** WHAT TO PRODUCE **
Please print exactly the lines below, from the start of the material up to and including the line with "0.01673, 0.02464, 0.03213];", but none of the pictures.

** RECORDED DATA **
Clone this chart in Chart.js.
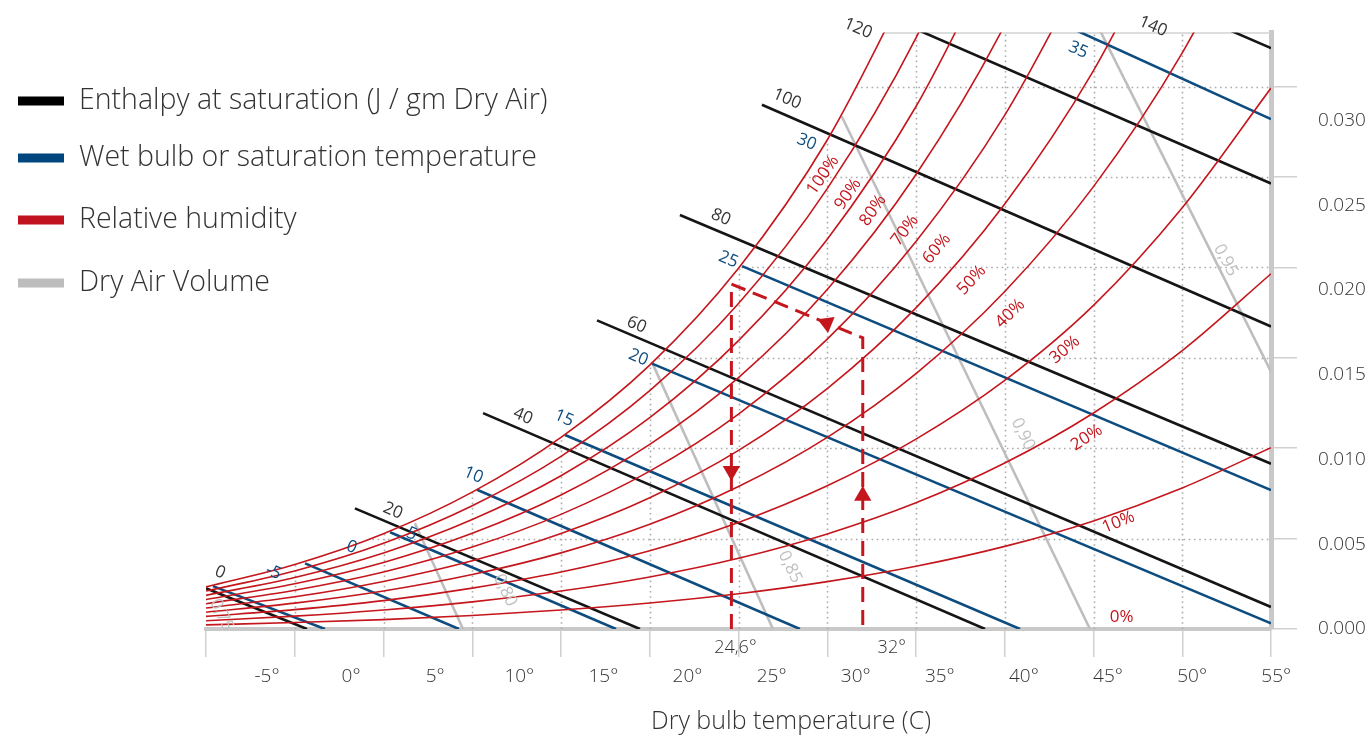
<!DOCTYPE html>
<html><head><meta charset="utf-8">
<script src="https://cdn.jsdelivr.net/npm/chart.js@4.4.1/dist/chart.umd.min.js"></script>
<style>html,body{margin:0;padding:0;background:#fff;}#wrap{width:1372px;height:741px;}</style>
</head><body><div id="wrap"><canvas id="c" width="1372" height="741"></canvas></div>
<script>
// ---------------- data ----------------
const TEMPS = [-5,0,5,10,15,20,25,30,35,40,45,50,55];
const RH_10  = [0.00023,0.00036,0.00052,0.00075,0.00105,0.00144,0.00195,0.00262,0.00347,0.00457,0.00598,0.00780,0.01003];
const RH_20  = [0.00046,0.00071,0.00105,0.00150,0.00210,0.00288,0.00391,0.00526,0.00698,0.00918,0.01195,0.01540,0.01965];
const RH_30  = [0.00070,0.00107,0.00157,0.00226,0.00315,0.00433,0.00589,0.00792,0.01050,0.01375,0.01790,0.02330,0.02992];
const RH_40  = [0.00093,0.00143,0.00210,0.00301,0.00421,0.00579,0.00788,0.01060,0.01413,0.01867,0.02447,0.03187,0.04125];
const RH_50  = [0.00116,0.00178,0.00263,0.00377,0.00528,0.00726,0.00988,0.01330,0.01776,0.02351,0.03089,0.04035];
const RH_60  = [0.00140,0.00214,0.00315,0.00453,0.00634,0.00873,0.01189,0.01603,0.02143,0.02842,0.03744];
const RH_70  = [0.00163,0.00250,0.00368,0.00529,0.00741,0.01021,0.01391,0.01878,0.02514,0.03341,0.04412];
const RH_80  = [0.00186,0.00285,0.00421,0.00606,0.00848,0.01169,0.01595,0.02156,0.02890,0.03848];
const RH_90  = [0.00210,0.00321,0.00474,0.00682,0.00955,0.01318,0.01800,0.02436,0.03270,0.04362];
const RH_100 = [0.00233,0.00357,0.00527,0.00757,0.01060,0.01460,0.01995,0.02705,0.03650];
const RH_LABELS = ['10%','20%','30%','40%','50%','60%','70%','80%','90%','100%'];

// enthalpy lines (J/g dry air): start and end points
const ENTH_VALUES = [0,20,40,60,80,100,120,140];
const ENTH_T0 = [-5, 3.39, 10.61, 17.03, 21.70, 26.32, 35.18, 52.72];
const ENTH_W0 = [0.00225,0.00667,0.01194,0.01707,0.02290,0.02900,0.0331,0.0331];
const ENTH_T1 = [0.69, 19.45, 38.89, 55, 55, 55, 55, 55];
const ENTH_W1 = [0, 0, 0, 0.00122, 0.00914, 0.01673, 0.02464, 0.03213];

// wet bulb lines (C)
const WB_VALUES = [-5,0,5,10,15,20,25,35];
const WB_T0 = [-4.61, 0.58, 5.37, 10.27, 15.23, 20.13, 25.20, 44.05];
const WB_W0 = [0.00237,0.00363,0.00535,0.00770,0.01073,0.01468,0.02007,0.0331];
const WB_T1 = [1.70, 9.25, 18.10, 28.46, 40.86, 55, 55, 55];
const WB_W1 = [0, 0, 0, 0, 0, 0.00031, 0.00768, 0.02820];

// dry air volume lines (m3/kg)
const VOL_VALUES = [0.80, 0.85, 0.90, 0.95];
const VOL_T0 = [6.77, 20.11, 30.81, 45.37];
const VOL_W0 = [0.00585, 0.01479, 0.02836, 0.0331];
const VOL_T1 = [9.48, 26.94, 44.80, 55];
const VOL_W1 = [0, 0, 0, 0.01423];

// process path (dashed) and its arrows
const PROCESS_T = [24.6, 24.6, 32, 32];
const PROCESS_W = [0, 0.01908, 0.01611, 0];
const ARROW_T = [24.6, 32, 29.97];
const ARROW_W = [0.00874, 0.00737, 0.01692];
const ARROW_ROT = [180, 0, -67.7];

// axis ticks & labels
const GRID_T = [-5,0,5,10,15,20,25,30,35,40,45,50,55];
const GRID_W = [0,0.005,0.010,0.015,0.020,0.025,0.030];
const X_LABELS = [-5,0,5,10,15,20,25,30,35,40,45,50,55];
const Y_LABELS = [0,0.005,0.010,0.015,0.020,0.025,0.030];
const MARK_TEXT = ['24,6°','32°'];
const MARK_T = [24.6, 32];

const LEGEND_TEXT = ['Enthalpy at saturation (J / gm Dry Air)','Wet bulb or saturation temperature','Relative humidity','Dry Air Volume'];

// ---------------- styles ----------------
const RED='#c4161c', BLUE='#0d4c7f', BLACK='#151515', GRAY='#bebebe';
const LEGEND_COLORS=['#000000','#00467e','#c1121f','#bdbdbd'];
const FONT='"Open Sans", Lato, sans-serif';
const W8='300', W8S='400';
const TXT='#333333';

// label annotations: text, T, W, rotation(deg), color
const LINE_LABELS = [
  ['0',-4.21,0.00313,23,TXT],['20',5.53,0.00654,23,TXT],['40',12.86,0.01177,23,TXT],['60',19.26,0.01683,23,TXT],
  ['80',24.01,0.02277,23,TXT],['100',27.73,0.02932,23,TXT],['120',31.73,0.03322,23,TXT],['140',48.35,0.03333,23,TXT],
  ['-5',-1.21,0.00315,23,BLUE],['0',3.21,0.00453,23,BLUE],['5',6.59,0.00526,23,BLUE],['10',10.06,0.00852,23,BLUE],
  ['15',15.17,0.01166,23,BLUE],['20',19.36,0.01501,23,BLUE],['25',24.43,0.02044,23,BLUE],['30',28.84,0.02693,23,BLUE],
  ['35',44.14,0.03203,23,BLUE],
  ['0,75',-4.12,0.00077,64,'#c0c0c0'],['0,80',11.85,0.00214,64,'#c0c0c0'],['0,85',27.90,0.00343,64,'#c0c0c0'],
  ['0,90',41.03,0.01078,64,'#c0c0c0'],['0,95',52.45,0.02040,62,'#c0c0c0'],
  ['100%',29.76,0.02510,-55,RED],['90%',31.17,0.02405,-55,RED],['80%',32.58,0.02315,-55,RED],['70%',34.38,0.02205,-53,RED],
  ['60%',36.17,0.02103,-50,RED],['50%',38.14,0.01929,-47,RED],['40%',40.30,0.01745,-44,RED],['30%',43.39,0.01544,-40,RED],
  ['20%',44.62,0.01058,-33,RED],['10%',46.40,0.00590,-22,RED],['0%',46.59,0.00064,0,RED]
];

// ---------------- datasets ----------------
const curve = (W) => W.map((w,i)=>({x:TEMPS[i], y:w}));
const seg = (T0,W0,T1,W1,i) => [{x:T0[i],y:W0[i]},{x:T1[i],y:W1[i]}];
const base = {pointRadius:0,pointHoverRadius:0,fill:false,clip:0,capBezierPoints:false};

const datasets = [];
datasets.push(Object.assign({}, base, {label:'process', data:PROCESS_T.map((t,i)=>({x:t,y:PROCESS_W[i]})),
  borderColor:RED, borderWidth:3, borderDash:[15,8], tension:0}));
datasets.push({label:'arrows', data:ARROW_T.map((t,i)=>({x:t,y:ARROW_W[i]})), showLine:false,
  pointStyle:'triangle', pointRadius:10, pointHoverRadius:10, pointRotation:ARROW_ROT,
  backgroundColor:RED, borderColor:RED, borderWidth:0, clip:false});
const RH_SERIES=[RH_10,RH_20,RH_30,RH_40,RH_50,RH_60,RH_70,RH_80,RH_90,RH_100];
RH_SERIES.forEach((s,i)=>datasets.push(Object.assign({}, base, {label:'RH '+RH_LABELS[i], data:curve(s),
  borderColor:RED, borderWidth:1.6, cubicInterpolationMode:'monotone'})));
const SAT_INDEX = datasets.length-1;
ENTH_VALUES.forEach((v,i)=>datasets.push(Object.assign({}, base, {label:'h '+v, data:seg(ENTH_T0,ENTH_W0,ENTH_T1,ENTH_W1,i),
  borderColor:BLACK, borderWidth:2.6})));
WB_VALUES.forEach((v,i)=>datasets.push(Object.assign({}, base, {label:'wb '+v, data:seg(WB_T0,WB_W0,WB_T1,WB_W1,i),
  borderColor:BLUE, borderWidth:2.6})));
VOL_VALUES.forEach((v,i)=>datasets.push(Object.assign({}, base, {label:'v '+v, data:seg(VOL_T0,VOL_W0,VOL_T1,VOL_W1,i),
  borderColor:GRAY, borderWidth:2.6})));

// ---------------- plugins ----------------
const gridPlugin = {
  id:'satGrid',
  beforeDatasetsDraw(chart){
    const {ctx, chartArea:a, scales:{x,y}} = chart;
    const meta = chart.getDatasetMeta(SAT_INDEX);
    const line = meta.dataset, p = meta.data;
    ctx.save();
    ctx.beginPath();
    if (line && typeof line.path === 'function') {
      if (line.updateControlPoints) line.updateControlPoints(a, 'x');
      line.path(ctx);
    } else {
      ctx.moveTo(p[0].x,p[0].y); p.forEach(q=>ctx.lineTo(q.x,q.y));
    }
    const last=p[p.length-1], first=p[0];
    ctx.lineTo(a.right+60,last.y); ctx.lineTo(a.right+60,a.bottom+60);
    ctx.lineTo(first.x-60,a.bottom+60); ctx.lineTo(first.x-60,first.y); ctx.closePath();
    ctx.clip();
    ctx.strokeStyle='#ababab'; ctx.lineWidth=1.6; ctx.setLineDash([1.6,3.6]);
    ctx.beginPath();
    GRID_T.slice(1,-1).forEach(t=>{const px=Math.round(x.getPixelForValue(t))+0.5; ctx.moveTo(px,a.bottom); ctx.lineTo(px,a.top);});
    GRID_W.slice(1).forEach(w=>{const py=Math.round(y.getPixelForValue(w))+0.5; ctx.moveTo(a.left,py); ctx.lineTo(a.right,py);});
    ctx.stroke();
    ctx.setLineDash([]); ctx.strokeStyle='#d2d2d2'; ctx.lineWidth=1.5;
    ctx.beginPath(); ctx.moveTo(a.left,a.top+0.5); ctx.lineTo(a.right,a.top+0.5); ctx.stroke();
    ctx.restore();
  }
};

const labelPlugin = {
  id:'labels',
  afterDraw(chart){
    const {ctx, chartArea:a, scales:{x,y}} = chart;
    ctx.save();
    ctx.textAlign='center'; ctx.textBaseline='middle';
    ctx.font=W8S+' 17px '+FONT;
    LINE_LABELS.forEach(([t,T,W,rot,col])=>{
      ctx.save();
      ctx.translate(x.getPixelForValue(T), y.getPixelForValue(W));
      ctx.rotate(rot*Math.PI/180);
      ctx.fillStyle=col; ctx.fillText(t,0,0);
      ctx.restore();
    });
    // marker labels below the axis
    ctx.fillStyle=TXT; ctx.font=W8+' 18px '+FONT;
    ctx.fillText(MARK_TEXT[0], x.getPixelForValue(MARK_T[0])+4, a.bottom+19);
    ctx.fillText(MARK_TEXT[1], x.getPixelForValue(MARK_T[1])+29, a.bottom+19);
    // axis title
    ctx.font=W8+' 25px '+FONT; ctx.fillStyle=TXT;
    ctx.fillText('Dry bulb temperature (C)', 791, 722);
    // legend
    ctx.textAlign='left';
    const rows=[101,158,220,283];
    LEGEND_TEXT.forEach((s,i)=>{
      ctx.fillStyle=LEGEND_COLORS[i]; ctx.fillRect(18,rows[i]-4.5,46,9);
      ctx.fillStyle=TXT; ctx.font=W8+' 28.5px '+FONT; ctx.fillText(s,79,rows[i]);
    });
    ctx.restore();
  }
};

// ---------------- chart ----------------
const setTicks = (vals) => (s) => { s.ticks = vals.map(v=>({value:v})); };
new Chart(document.getElementById('c'), {
  type:'line',
  data:{datasets},
  options:{
    responsive:false, animation:false, events:[],
    layout:{padding:{left:206, top:29, right:0, bottom:0}},
    plugins:{legend:{display:false}, tooltip:{enabled:false}, title:{display:false}},
    scales:{
      x:{type:'linear', min:-5, max:55, position:'bottom', weight:0,
        afterBuildTicks:setTicks(GRID_T),
        grid:{drawOnChartArea:false, drawTicks:true, tickLength:28, color:'#d0d0d0', lineWidth:1.5},
        border:{display:true, color:'#c9c9c9', width:4},
        ticks:{display:false}, afterFit:(s)=>{s.height=30;}},
      xl:{type:'linear', min:-8.627, max:54.69, position:'bottom', weight:1,
        afterBuildTicks:setTicks(X_LABELS),
        grid:{display:false, drawTicks:false}, border:{display:false},
        ticks:{callback:(v)=>v+'°', font:{family:FONT, size:19, weight:W8}, color:TXT, padding:6, maxRotation:0, autoSkip:false},
        afterFit:(s)=>{s.height=82;}},
      y:{type:'linear', min:0, max:0.033, position:'right', weight:0,
        afterBuildTicks:setTicks(GRID_W),
        grid:{drawOnChartArea:false, drawTicks:true, tickLength:26, color:'#d0d0d0', lineWidth:1.5},
        border:{display:true, color:'#c9c9c9', width:5},
        ticks:{display:false}, afterFit:(s)=>{s.width=26;}},
      yl:{type:'linear', min:0, max:0.0352, position:'right', weight:1,
        afterBuildTicks:setTicks(Y_LABELS),
        grid:{display:false, drawTicks:false}, border:{display:false},
        ticks:{callback:(v)=>v.toFixed(3), font:{family:FONT, size:19, weight:W8}, color:TXT, padding:21, crossAlign:'near', autoSkip:false},
        afterFit:(s)=>{s.width=75;}}
    }
  },
  plugins:[gridPlugin, labelPlugin]
});
</script></body></html>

** IN RESPONSE **
Clone this chart in Chart.js.
<!DOCTYPE html>
<html><head><meta charset="utf-8">
<script src="https://cdn.jsdelivr.net/npm/chart.js@4.4.1/dist/chart.umd.min.js"></script>
<style>html,body{margin:0;padding:0;background:#fff;}#wrap{width:1372px;height:741px;}</style>
</head><body><div id="wrap"><canvas id="c" width="1372" height="741"></canvas></div>
<script>
// ---------------- data ----------------
const TEMPS = [-5,0,5,10,15,20,25,30,35,40,45,50,55];
const RH_10  = [0.00023,0.00036,0.00052,0.00075,0.00105,0.00144,0.00195,0.00262,0.00347,0.00457,0.00598,0.00780,0.01003];
const RH_20  = [0.00046,0.00071,0.00105,0.00150,0.00210,0.00288,0.00391,0.00526,0.00698,0.00918,0.01195,0.01540,0.01965];
const RH_30  = [0.00070,0.00107,0.00157,0.00226,0.00315,0.00433,0.00589,0.00792,0.01050,0.01375,0.01790,0.02330,0.02992];
const RH_40  = [0.00093,0.00143,0.00210,0.00301,0.00421,0.00579,0.00788,0.01060,0.01413,0.01867,0.02447,0.03187,0.04125];
const RH_50  = [0.00116,0.00178,0.00263,0.00377,0.00528,0.00726,0.00988,0.01330,0.01776,0.02351,0.03089,0.04035];
const RH_60  = [0.00140,0.00214,0.00315,0.00453,0.00634,0.00873,0.01189,0.01603,0.02143,0.02842,0.03744];
const RH_70  = [0.00163,0.00250,0.00368,0.00529,0.00741,0.01021,0.01391,0.01878,0.02514,0.03341,0.04412];
const RH_80  = [0.00186,0.00285,0.00421,0.00606,0.00848,0.01169,0.01595,0.02156,0.02890,0.03848];
const RH_90  = [0.00210,0.00321,0.00474,0.00682,0.00955,0.01318,0.01800,0.02436,0.03270,0.04362];
const RH_100 = [0.00233,0.00357,0.00527,0.00757,0.01060,0.01460,0.01995,0.02705,0.03650];
const RH_LABELS = ['10%','20%','30%','40%','50%','60%','70%','80%','90%','100%'];

// enthalpy lines (J/g dry air): start and end points
const ENTH_VALUES = [0,20,40,60,80,100,120,140];
const ENTH_T0 = [-5, 3.39, 10.61, 17.03, 21.70, 26.32, 35.18, 52.72];
const ENTH_W0 = [0.00225,0.00667,0.01194,0.01707,0.02290,0.02900,0.0331,0.0331];
const ENTH_T1 = [0.69, 19.45, 38.89, 55, 55, 55, 55, 55];
const ENTH_W1 = [0, 0, 0, 0.00122, 0.00914, 0.01673, 0.02464, 0.03213];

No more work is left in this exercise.